Explain why rocks are much stronger under a compressional force compared to
a tensional force.

A

Because at convergent boundaries where compressive forces dominate, rocks are able to accumulate much more strain before rupturing than at divergent boundaries where tensional forces are dominant. Rocks can also accumulate considerable amounts of strain under the shear forces found along transform boundaries.

29
Q

Why is it that subduction zone earthquakes are capable of releasing unusually large
amounts of energy.

A

(1) the way the overriding plate buckles and becomes locked. Another key factor is that (2) the surface area over which the slippage or rupture occurs can be quite large compared to that in other plate settings. (3) the descending oceanic plate is relatively cool, which makes the rocks more brittle and capable of accumulating more strain before rupturing. (4) some of this energy can be transferred to the ocean, creating tsunamis that reach heights of 100 feet (30 m) as they crash into coastal areas.

30
Q

Explain the mechanism of Intraplate Earthquakes.

A

These earthquakes that occur far from a plate boundary or active mountain belt and are generally believed to be related to tectonic forces that are being transmitted through the rigid plates. These forces cause crustal rocks to slowly accumulate strain, which is then released along buried fault systems, producing earthquakes in the interior of continents.

31
Q

Explain how natural vibration frequency and resonance affects the movement of a building during an earthquake.

A

Natural vibration frequency – refers to the vibration of a structure/building at a fixed frequency; frequency is the number of times the motion is repeated in a set amount of time.As building height increases, the natural vibration frequency decreases—similar to how lengthening a guitar string will produce a note with a lower or deeper pitch. When a building’s natural vibration frequency matches the frequency of seismic waves, resonance can occur, causing a building to sway more violently. Because vibration frequency varies with height, not all multistory buildings will experience resonance.

32
Q

Explain how ground amplification affects the energy of seismic waves.

A

When seismic waves travel through weaker materials, they slow down and lose energy at a faster rate.
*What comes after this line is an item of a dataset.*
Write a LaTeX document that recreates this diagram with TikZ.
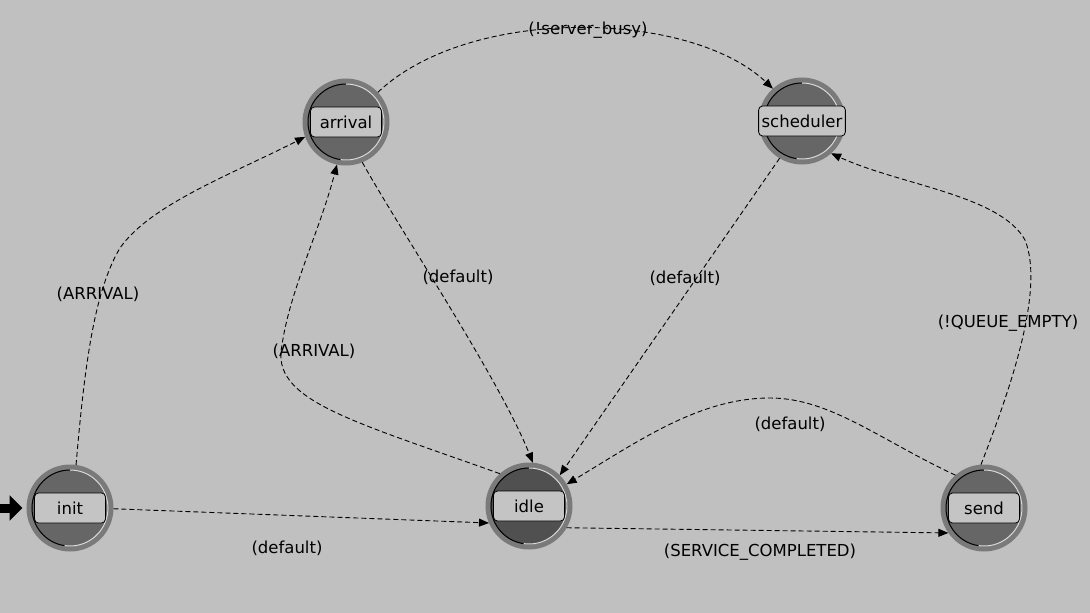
\documentclass[tikz,border=0pt]{standalone}
\usepackage{fontspec}
\setmainfont{DejaVu Sans}
\usetikzlibrary{arrows.meta}

\definecolor{bg}{HTML}{C0C0C0}
\definecolor{ring}{HTML}{7A7A7A}
\definecolor{disk}{HTML}{666666}
\definecolor{diskdark}{HTML}{505050}
\definecolor{boxfill}{HTML}{C4C4C4}
\definecolor{bevlight}{HTML}{DADADA}

\newcommand\labfont{\fontsize{16.5}{19}\selectfont}

% inner bevel of a state ring: dark on the upper left, light on the lower right
\newcommand\statebevel[1]{%
  \draw[black,line width=1pt] ([shift={(90:38)}]#1.center) arc[start angle=90,end angle=262,radius=38];
  \draw[bevlight,line width=1pt] ([shift={(-98:38)}]#1.center) arc[start angle=-98,end angle=90,radius=38];}

\tikzset{
  state/.style={circle, minimum size=82pt, inner sep=0pt, draw=ring, line width=5pt, fill=disk},
  statebox/.style={draw=black, line width=0.8pt, rounded corners=4pt, fill=boxfill,
    minimum width=71pt, minimum height=30pt, inner xsep=3pt, inner ysep=2pt, font=\labfont},
  link/.style={draw=black, line width=0.9pt, dash pattern=on 5pt off 3pt,
    -{Triangle[length=10pt,width=8pt]}},
  lab/.style={font=\labfont, inner sep=1pt},
}

\begin{document}
\begin{tikzpicture}[x=1pt,y=1pt]
\useasboundingbox (0,0) rectangle (1090,-613);
\fill[bg] (0,0) rectangle (1090,-613);

% states
\node[state] (init) at (70,-508) {};
\node[state] (arrival) at (346,-122) {};
\node[state, fill=diskdark] (idle) at (529,-506) {};
\node[state] (scheduler) at (802,-121) {};
\node[state] (send) at (984,-508) {};
\statebevel{init}
\statebevel{arrival}
\statebevel{idle}
\statebevel{scheduler}
\statebevel{send}
\node[statebox] (init-t) at (init) {init};
\node[statebox] (arrival-t) at (arrival) {arrival};
\node[statebox] (idle-t) at (idle) {idle};
\node[statebox] (scheduler-t) at (scheduler) {scheduler};
\node[statebox] (send-t) at (send) {send};

% initial transition marker
\coordinate (entry) at (0,-508);
\draw[line width=9pt, -{Triangle[length=13pt,width=25pt]}, shorten >=4pt] (entry) -- (init.west);

% transitions
\draw[link] (init.82) .. controls (85,-360) and (95,-290) .. (120,-248)
            .. controls (150,-205) and (230,-175) .. (arrival.200);
\draw[link] (arrival.-68) .. controls (400,-230) and (500,-380) .. (idle.85);
\draw[link] (idle.132) .. controls (350,-420) and (270,-400) .. (282,-345)
            .. controls (290,-290) and (320,-230) .. (arrival.258);
\draw[link] (arrival.43) .. controls (470,-5) and (690,-10) .. (scheduler.132);
\draw[link] (scheduler.239) -- (idle.45);
\draw[link] (send.131) .. controls (880,-440) and (830,-398) .. (770,-398)
            .. controls (700,-398) and (640,-440) .. (idle.30);
\draw[link] (send.94) .. controls (1010,-390) and (1045,-290) .. (1025,-240)
            .. controls (1000,-195) and (900,-185) .. (scheduler.-48);
\draw[link] (init.-1) -- (idle.203);
\draw[link] (idle.-30) -- (send.215);

% transition conditions
\node[lab] (l-init-arr) at (98,-294) {(ARRIVAL)};
\node[lab] (l-arr-idle) at (458,-277) {(default)};
\node[lab] (l-idle-arr) at (314,-351) {(ARRIVAL)};
\node[lab] (l-arr-sch) at (588,-30) {(!server\_busy)};
\node[lab] (l-sch-idle) at (685,-278) {(default)};
\node[lab] (l-send-idle) at (790,-424) {(default)};
\node[lab] (l-send-sch) at (1008,-323) {(!QUEUE\_EMPTY)};
\node[lab] (l-init-idle) at (287,-548) {(default)};
\node[lab] (l-idle-send) at (760,-552) {(SERVICE\_COMPLETED)};
\end{tikzpicture}
\end{document}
This, in turn, causes wave amplitude to increase, creating a phenomenon known as ground amplification. Moreover, weaker materials can begin to vibrate at the same frequency as that of the seismic waves.

33
Q

Why is it that successful short-term earthquake prediction has so far been difficult to obtain.

A

This is likely because the processes that cause earthquakes occur deep beneath the surface and are difficult to monitor. And also, arthquakes in different regions or along different faults all behave differently, thus no consistent patterns have so far been recognized.

34
Q

Explain the relationship of the location of active volcanoes to their tectonic plate boundaries.

A

Most volcanoes derive their magma from subduction zones or from the upper mantle in what are referred to as hot spots. Hot spot volcanoes in an oceanic setting produce basaltic magma, and those on continents generate more rhyolitic magma. Depending on the tectonic setting, subduction zone volcanoes will erupt basaltic, andesitic, or rhyolitic magmas.